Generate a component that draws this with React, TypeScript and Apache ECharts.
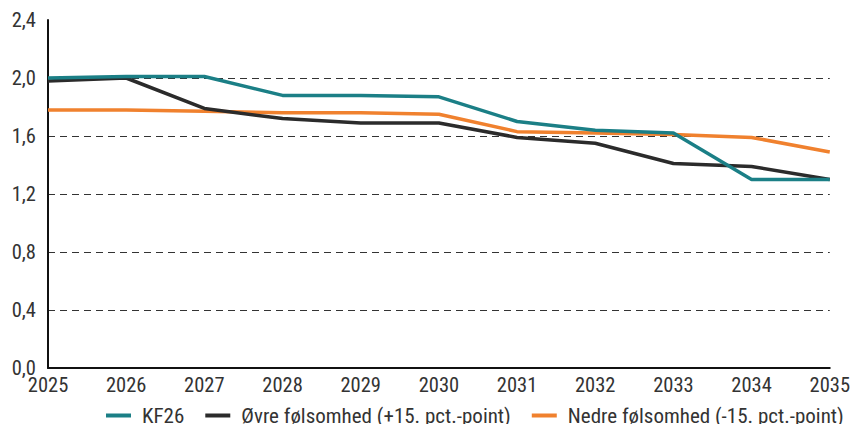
import React, { useEffect, useRef } from "react";
import * as echarts from "echarts";

const years = ["2025", "2026", "2027", "2028", "2029", "2030", "2031", "2032", "2033", "2034", "2035"];
const kf26 = [2.0, 2.01, 2.01, 1.88, 1.88, 1.87, 1.7, 1.64, 1.62, 1.3, 1.3];
const oevre = [1.98, 2.0, 1.79, 1.72, 1.69, 1.69, 1.59, 1.55, 1.41, 1.39, 1.3];
const nedre = [1.78, 1.78, 1.77, 1.76, 1.76, 1.75, 1.63, 1.62, 1.61, 1.59, 1.49];

const FONT = "'Roboto Condensed', 'DejaVu Sans Condensed', sans-serif";

export default function App() {
  const ref = useRef<HTMLDivElement>(null);
  useEffect(() => {
    if (!ref.current) return;
    const chart = echarts.init(ref.current, undefined, { renderer: "svg" });
    const line = (name: string, data: number[], color: string) => ({
      name,
      type: "line",
      data,
      symbol: "none",
      lineStyle: { color, width: 3.5 },
      itemStyle: { color },
    });
    chart.setOption({
      animation: false,
      textStyle: { fontFamily: FONT },
      grid: { left: 48, right: 21, top: 20, bottom: 56 },
      xAxis: {
        type: "category",
        data: years,
        boundaryGap: false,
        axisLine: { lineStyle: { color: "#111", width: 2 } },
        axisTick: { show: false },
        axisLabel: { color: "#333", fontSize: 20.5, fontFamily: FONT, margin: 6 },
      },
      yAxis: {
        type: "value",
        min: 0,
        max: 2.4,
        interval: 0.4,
        axisLine: { show: true, lineStyle: { color: "#111", width: 2 } },
        axisTick: { show: false },
        axisLabel: {
          color: "#333",
          fontSize: 20.5,
          fontFamily: FONT,
          margin: 12,
          formatter: (v: number) => v.toFixed(1).replace(".", ","),
        },
        splitLine: {
          show: true,
          lineStyle: {
            type: [7, 5],
            width: 1.2,
            color: ["rgba(0,0,0,0)", "#333", "#333", "#333", "#333", "#333", "rgba(0,0,0,0)"],
          },
        },
      },
      legend: {
        left: 106,
        top: 405,
        icon: "rect",
        itemWidth: 25,
        itemHeight: 4,
        itemGap: 21,
        padding: 0,
        textStyle: { color: "#333", fontSize: 21, fontFamily: FONT, padding: [0, 0, 0, 6] },
        data: ["KF26", "Øvre følsomhed (+15. pct.-point)", "Nedre følsomhed (-15. pct.-point)"],
      },
      series: [
        line("Nedre følsomhed (-15. pct.-point)", nedre, "#f0812e"),
        line("Øvre følsomhed (+15. pct.-point)", oevre, "#2b2b2b"),
        line("KF26", kf26, "#1b7f86"),
      ],
    });
    return () => chart.dispose();
  }, []);
  return (
    <div
      ref={ref}
      style={{ position: "fixed", left: 0, top: 0, width: 853, height: 424, background: "#fff" }}
    />
  );
}
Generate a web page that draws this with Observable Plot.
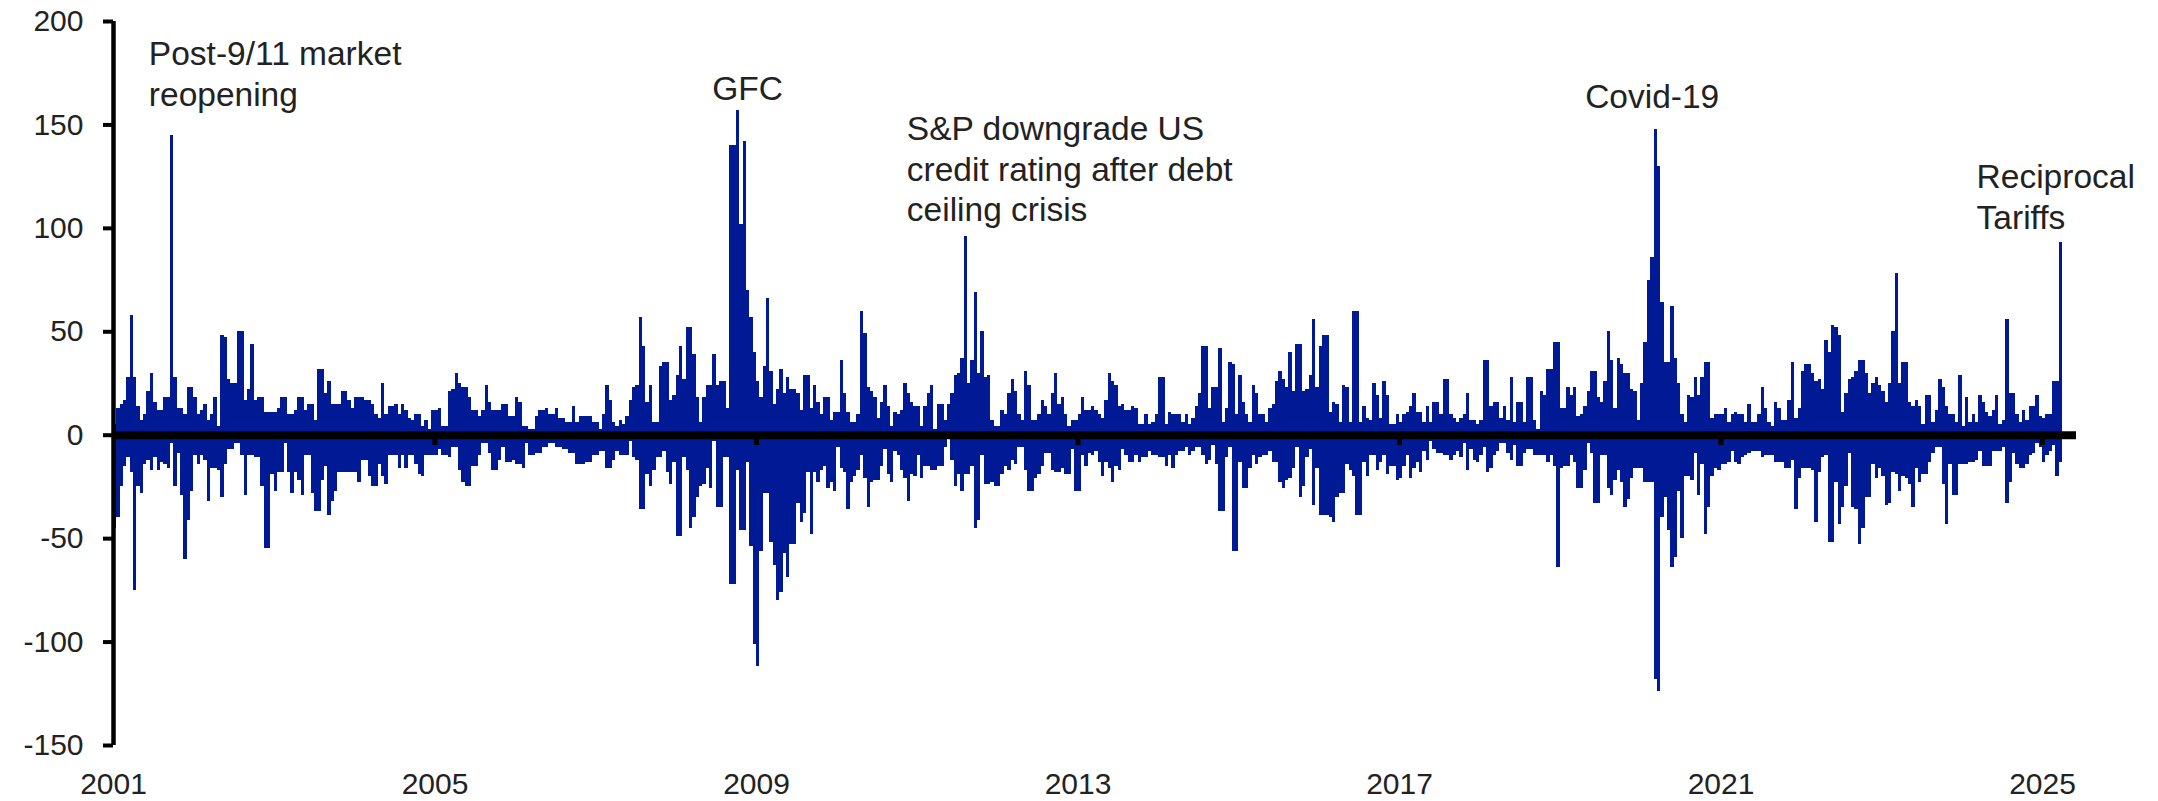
<!DOCTYPE html>
<html>
<head>
<meta charset="utf-8">
<script src="https://cdn.jsdelivr.net/npm/d3@7"></script>
<script src="https://cdn.jsdelivr.net/npm/@observablehq/plot@0.6"></script>
<style>
  html, body { margin: 0; padding: 0; background: #fff; }
  #chart svg { display: block; }
</style>
</head>
<body>
<div id="chart"></div>
<script>
// Half-month bins starting January 2001 (24 bins per year)
const startYear = 2001;
const binsPerYear = 24;

// Largest up-move in each half-month bin
const upMoves = [
  5,13,15,17,28,58,28,14,7,10,21,30,16,12,12,18,18,145,28,13,13,10,23,23,
  18,10,12,15,7,10,18,4,48,47,27,25,25,50,50,17,22,44,17,18,18,11,11,11,
  11,13,18,18,10,10,12,18,18,12,15,15,7,32,32,20,26,15,15,15,21,21,17,13,
  18,18,18,17,17,15,10,8,25,10,14,14,15,10,15,12,8,7,10,10,4,7,3,12,
  12,13,4,4,21,22,30,25,23,23,18,12,12,9,12,24,16,12,12,12,15,15,9,9,
  18,16,4,4,3,3,9,12,12,13,10,10,13,8,8,6,6,14,6,9,9,9,9,6,
  6,3,10,24,17,6,4,7,5,9,17,23,24,57,43,16,24,6,6,33,35,35,17,19,
  29,43,27,52,52,39,18,6,18,24,24,39,24,26,26,13,140,140,157,102,142,70,57,40,
  26,18,33,66,31,15,22,32,20,28,22,22,20,12,29,29,13,24,16,10,18,18,7,11,
  11,36,20,11,6,6,10,60,49,23,21,18,8,16,24,14,4,11,10,12,25,20,16,14,
  14,4,14,20,24,3,15,15,7,15,20,29,30,37,96,25,36,69,30,50,28,29,7,4,
  4,12,10,20,27,21,10,7,31,24,7,7,10,17,14,10,20,30,15,18,10,4,7,7,
  10,18,12,12,14,12,10,8,17,30,26,24,14,15,12,12,14,13,5,5,10,5,6,10,
  28,28,5,11,10,10,10,6,10,5,8,14,20,43,43,13,23,23,42,6,13,35,34,10,
  29,16,10,6,24,20,10,10,6,13,15,26,31,27,23,40,21,44,44,21,22,29,56,23,
  43,48,48,11,16,15,6,24,23,6,60,60,6,14,8,7,25,19,8,26,19,5,5,10,
  6,10,11,14,20,11,11,6,14,6,16,16,10,27,27,10,8,6,8,10,20,7,7,5,
  7,36,36,14,16,16,8,14,7,28,6,16,16,6,28,28,7,3,21,19,32,32,45,45,
  13,13,23,19,23,9,10,14,21,31,31,18,16,26,50,36,13,37,34,30,30,22,21,7,
  25,45,75,86,148,130,64,35,35,62,37,25,10,6,19,18,28,19,28,35,35,8,10,10,
  10,13,6,10,11,10,10,6,15,6,6,10,23,13,6,4,16,13,7,7,17,35,8,13,
  31,34,34,30,26,27,22,46,40,53,52,48,11,20,27,28,31,36,36,30,20,25,28,24,
  21,16,25,50,78,25,35,35,16,14,17,14,5,19,19,6,12,27,23,14,10,10,6,29,
  4,18,6,10,6,19,16,11,9,12,19,5,7,56,20,20,10,6,12,7,14,14,19,9,
  8,10,10,26,26,93
];

// Largest down-move in each half-month bin
const downMoves = [
  -45,-40,-25,-15,-11,-18,-75,-25,-28,-14,-12,-17,-11,-17,-13,-14,-16,-4,-25,-9,-29,-60,-41,-27,
  -10,-14,-10,-12,-32,-16,-16,-17,-30,-14,-7,-7,-4,-4,-10,-29,-10,-10,-11,-11,-25,-55,-55,-19,
  -27,-18,-18,-4,-18,-28,-18,-22,-29,-10,-10,-28,-37,-37,-22,-15,-39,-32,-27,-18,-18,-18,-18,-18,
  -18,-23,-12,-12,-20,-25,-25,-14,-20,-24,-10,-10,-10,-16,-10,-16,-10,-10,-14,-19,-20,-10,-10,-10,
  -10,-7,-10,-10,-11,-6,-6,-17,-23,-25,-25,-15,-15,-10,-4,-4,-9,-17,-17,-12,-6,-13,-13,-12,
  -14,-14,-16,-4,-10,-10,-9,-9,-6,-6,-4,-4,-6,-6,-7,-7,-9,-9,-14,-14,-14,-13,-13,-10,
  -10,-8,-8,-16,-16,-12,-8,-10,-10,-10,-3,-11,-12,-36,-36,-19,-25,-17,-11,-11,-8,-18,-24,-13,
  -49,-49,-11,-17,-45,-40,-30,-25,-24,-16,-26,-3,-35,-35,-11,-11,-72,-72,-17,-46,-46,-13,-54,-101,
  -112,-56,-28,-28,-52,-63,-80,-76,-57,-69,-53,-53,-33,-42,-38,-18,-48,-18,-23,-17,-15,-26,-23,-27,
  -6,-16,-18,-36,-23,-20,-17,-10,-21,-35,-23,-22,-22,-15,-7,-19,-23,-8,-10,-17,-21,-32,-19,-20,
  -10,-21,-15,-15,-17,-17,-15,-15,-6,-2,-12,-25,-19,-27,-19,-19,-15,-45,-41,-10,-24,-24,-23,-25,
  -25,-19,-15,-17,-12,-14,-6,-6,-17,-27,-27,-21,-19,-15,-9,-9,-17,-18,-18,-16,-19,-19,-7,-27,
  -27,-10,-15,-9,-10,-8,-13,-20,-13,-16,-23,-15,-17,-7,-10,-13,-13,-10,-13,-11,-11,-8,-10,-10,
  -11,-11,-15,-10,-16,-10,-8,-8,-6,-10,-8,-6,-6,-10,-14,-12,-5,-14,-37,-37,-11,-6,-56,-56,
  -13,-26,-26,-16,-10,-14,-11,-10,-10,-8,-13,-13,-23,-26,-22,-21,-16,-6,-30,-25,-11,-7,-34,-16,
  -39,-39,-39,-40,-42,-30,-28,-28,-14,-17,-20,-39,-39,-13,-20,-10,-10,-17,-13,-10,-19,-15,-15,-22,
  -21,-15,-10,-21,-16,-13,-18,-8,-12,-3,-7,-9,-9,-10,-10,-12,-10,-8,-11,-4,-17,-7,-12,-13,
  -10,-6,-18,-16,-10,-8,-4,-4,-9,-12,-5,-15,-15,-9,-7,-7,-10,-10,-10,-10,-13,-10,-15,-64,
  -16,-15,-15,-10,-13,-26,-26,-17,-4,-9,-33,-33,-10,-10,-26,-29,-22,-17,-23,-35,-31,-21,-16,-16,
  -16,-23,-23,-23,-118,-124,-40,-30,-46,-64,-59,-27,-50,-20,-20,-22,-9,-29,-14,-48,-35,-20,-16,-17,
  -14,-14,-13,-8,-13,-14,-11,-10,-9,-8,-8,-8,-11,-10,-10,-10,-13,-13,-13,-16,-16,-12,-36,-21,
  -16,-16,-16,-17,-42,-18,-11,-10,-52,-52,-23,-43,-35,-25,-9,-35,-36,-53,-45,-30,-30,-14,-21,-16,
  -20,-34,-33,-18,-19,-27,-20,-21,-24,-35,-16,-23,-19,-19,-13,-9,-6,-6,-24,-43,-14,-29,-29,-14,
  -14,-14,-13,-13,-12,-8,-15,-15,-15,-8,-8,-8,-6,-33,-23,-9,-14,-16,-16,-14,-10,-9,-4,-6,
  -13,-10,-8,-5,-20,-13
];

const yTicks = [-150, -100, -50, 0, 50, 100, 150, 200];
const xTicks = [2001, 2005, 2009, 2013, 2017, 2021, 2025];

const eventLabels = [
  {text: "Post-9/11 market\nreopening", x: 2001.44, y: 192.8},
  {text: "GFC", x: 2008.45, y: 176.2},
  {text: "S&P downgrade US\ncredit rating after debt\nceiling crisis", x: 2010.87, y: 156.9},
  {text: "Covid-19", x: 2019.31, y: 172.2},
  {text: "Reciprocal\nTariffs", x: 2024.18, y: 133.6}
];

const bars = [];
upMoves.forEach((v, k) => bars.push({x1: startYear + k / binsPerYear, x2: startYear + (k + 1) / binsPerYear, v}));
downMoves.forEach((v, k) => bars.push({x1: startYear + k / binsPerYear, x2: startYear + (k + 1) / binsPerYear, v}));

const fontFamily = "Arial, 'Liberation Sans', Helvetica, sans-serif";

const chart = Plot.plot({
  width: 2158,
  height: 801,
  marginTop: 21,
  marginBottom: 56,
  marginLeft: 113,
  marginRight: 82,
  x: {type: "linear", domain: [2001, 2025.423], axis: null},
  y: {type: "linear", domain: [-150, 200], axis: null},
  style: {fontFamily, fontSize: "30px", color: "#000", background: "#fff", overflow: "visible"},
  marks: [
    Plot.rect(bars, {x1: "x1", x2: "x2", y1: 0, y2: "v", fill: "#001a96", shapeRendering: "crispEdges"}),
    Plot.ruleY([0], {stroke: "#000", strokeWidth: 8}),
    Plot.ruleX(xTicks.slice(1), {y1: 0, y2: -5, stroke: "#000", strokeWidth: 5}),
    Plot.ruleX([2001], {y1: -150, y2: 200, stroke: "#000", strokeWidth: 4.5}),
    Plot.axisY({ticks: yTicks, tickSize: 10, tickPadding: 20, strokeWidth: 4, tickFormat: d => String(d), fontSize: 30, fill: "#222", stroke: "#000"}),
    Plot.axisX({ticks: xTicks, tickSize: 0, tickPadding: 27, tickFormat: d => String(d), fontSize: 30, fill: "#222"}),
    Plot.text(eventLabels, {x: "x", y: "y", text: "text", textAnchor: "start", lineAnchor: "top", lineHeight: 1.22, fontSize: 33.5, fill: "#222"})
  ]
});

document.getElementById("chart").appendChild(chart);
</script>
</body>
</html>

→ **INSTRUCTIONS TO FOLLOW**
Exactly as written, please give again the lines from the beginning of the listing through the line containing "Condensed', 'DejaVu Sans", inclusive, without any pictures.

→ **RESULT BELOW**
Generate a component that draws this with React, TypeScript and Apache ECharts.
import React, { useEffect, useRef } from "react";
import * as echarts from "echarts";

const years = ["2025", "2026", "2027", "2028", "2029", "2030", "2031", "2032", "2033", "2034", "2035"];
const kf26 = [2.0, 2.01, 2.01, 1.88, 1.88, 1.87, 1.7, 1.64, 1.62, 1.3, 1.3];
const oevre = [1.98, 2.0, 1.79, 1.72, 1.69, 1.69, 1.59, 1.55, 1.41, 1.39, 1.3];
const nedre = [1.78, 1.78, 1.77, 1.76, 1.76, 1.75, 1.63, 1.62, 1.61, 1.59, 1.49];

const FONT = "'Roboto Condensed', 'DejaVu Sans Condensed', sans-serif";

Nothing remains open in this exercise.